WHAT TO WORK ON -> Leave out the pictures and retype only the lines from the opening line to the line that holds "import seaborn as sns", both ends included.

SOURCE MATERIAL ->

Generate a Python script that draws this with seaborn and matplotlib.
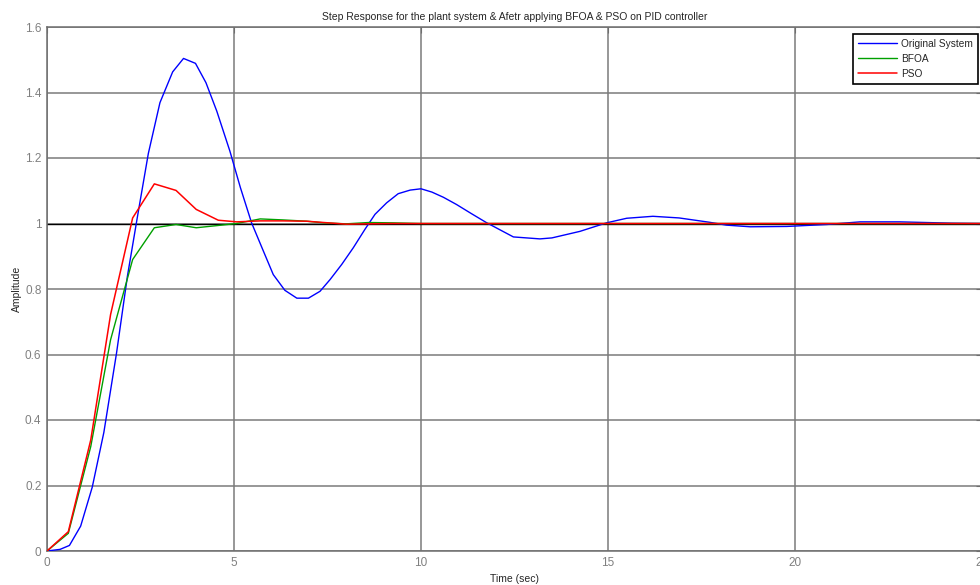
import numpy as np
import pandas as pd
import matplotlib
matplotlib.use('Agg')
import matplotlib.pyplot as plt
import seaborn as sns

# step response
t_orig = [0, 0.35, 0.6, 0.9, 1.21, 1.52, 1.86, 2.15, 2.42, 2.71, 3.02, 3.36,
          3.65, 3.97, 4.25, 4.54, 4.89, 5.17, 5.47, 5.77, 6.05, 6.36, 6.68,
          6.99, 7.30, 7.57, 7.88, 8.19, 8.50, 8.77, 9.08, 9.39, 9.71, 10.0,
          10.29, 10.6, 10.95, 11.35, 11.76, 12.47, 13.18, 13.5, 14.25, 14.96,
          15.5, 16.2, 16.9, 17.7, 18.17, 18.8, 19.78, 20.85, 21.74, 22.8,
          24.2, 25.0]
y_orig = [0, 0.005, 0.017, 0.076, 0.195, 0.362, 0.605, 0.839, 1.022, 1.214,
          1.369, 1.463, 1.504, 1.489, 1.43, 1.343, 1.221, 1.11, 1.002, 0.92,
          0.844, 0.796, 0.772, 0.772, 0.793, 0.829, 0.875, 0.926, 0.982,
          1.028, 1.063, 1.091, 1.102, 1.106, 1.096, 1.080, 1.058, 1.03, 1.002,
          0.959, 0.953, 0.956, 0.976, 1.002, 1.016, 1.022, 1.017, 1.004,
          0.995, 0.990, 0.991, 0.997, 1.005, 1.005, 1.001, 1.0]

t_opt = [0, 0.57, 1.17, 1.70, 2.29, 2.87, 3.45, 3.99, 4.58, 5.07, 5.7, 6.3,
         6.94, 7.4, 8.0, 8.6, 9.25, 10.0, 15.0, 20.0, 25.0]
y_bfoa = [0, 0.054, 0.319, 0.645, 0.89, 0.987, 0.997, 0.987, 0.994, 1.0,
          1.014, 1.011, 1.007, 1.002, 0.999, 1.003, 1.002, 1.0, 1.0, 1.0, 1.0]
y_pso = [0, 0.059, 0.339, 0.722, 1.017, 1.121, 1.101, 1.043, 1.010, 1.005,
         1.008, 1.008, 1.007, 1.003, 0.998, 0.999, 1.0, 1.0, 1.0, 1.0, 1.0]

sns.set_style('white')
plt.rcParams['font.family'] = ['Liberation Sans', 'DejaVu Sans']

fig = plt.figure(figsize=(9.8, 5.85), dpi=100)
ax = fig.add_axes([47/980, 34/585, 935/980, 524/585])

ax.axhline(1.0, color='k', linewidth=1, zorder=2)

sns.lineplot(x=t_orig, y=y_orig, ax=ax, color='#0000ff', linewidth=1,
             label='Original System', zorder=3)
sns.lineplot(x=t_opt, y=y_bfoa, ax=ax, color='#00a000', linewidth=1,
             label='BFOA', zorder=3)
sns.lineplot(x=t_opt, y=y_pso, ax=ax, color='#ff0000', linewidth=1.1,
             label='PSO', zorder=4)

ax.set_xlim(0, 25)
ax.set_ylim(0, 1.6)
ax.set_xticks([0, 5, 10, 15, 20, 25])
ax.set_xticklabels(['0', '5', '10', '15', '20', '25'])
ax.set_yticks([0, 0.2, 0.4, 0.6, 0.8, 1.0, 1.2, 1.4, 1.6])
ax.set_yticklabels(['0', '0.2', '0.4', '0.6', '0.8', '1', '1.2', '1.4', '1.6'])

ax.grid(True, color='#7a7a7a', linewidth=1.1, linestyle='-')
ax.set_axisbelow(True)
for s in ax.spines.values():
    s.set_color('#6e6e6e')
    s.set_linewidth(1.1)
ax.tick_params(axis='both', direction='in', length=4, colors='#6e6e6e',
               labelcolor='#808080', labelsize=8.5, pad=4,
               top=True, right=True)

ax.set_title('Step Response for the plant system & Afetr applying BFOA & PSO on PID controller',
             fontsize=7.5, pad=5)
ax.set_xlabel('Time (sec)', fontsize=7.5, labelpad=4)
ax.set_ylabel('Amplitude', fontsize=7.5, labelpad=2)

leg = ax.legend(loc='upper right', bbox_to_anchor=(0.996, 0.987),
                borderaxespad=0, fontsize=7.3, frameon=True, fancybox=False,
                handlelength=3.8, handletextpad=0.45, labelspacing=0.5,
                borderpad=0.5)
leg.get_frame().set_edgecolor('black')
leg.get_frame().set_linewidth(1.2)
leg.get_frame().set_alpha(1)

fig.savefig('out.png', dpi=100)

EXERCISE RESPONSE ->
Generate a Python script that draws this with seaborn and matplotlib.
import numpy as np
import pandas as pd
import matplotlib
matplotlib.use('Agg')
import matplotlib.pyplot as plt
import seaborn as sns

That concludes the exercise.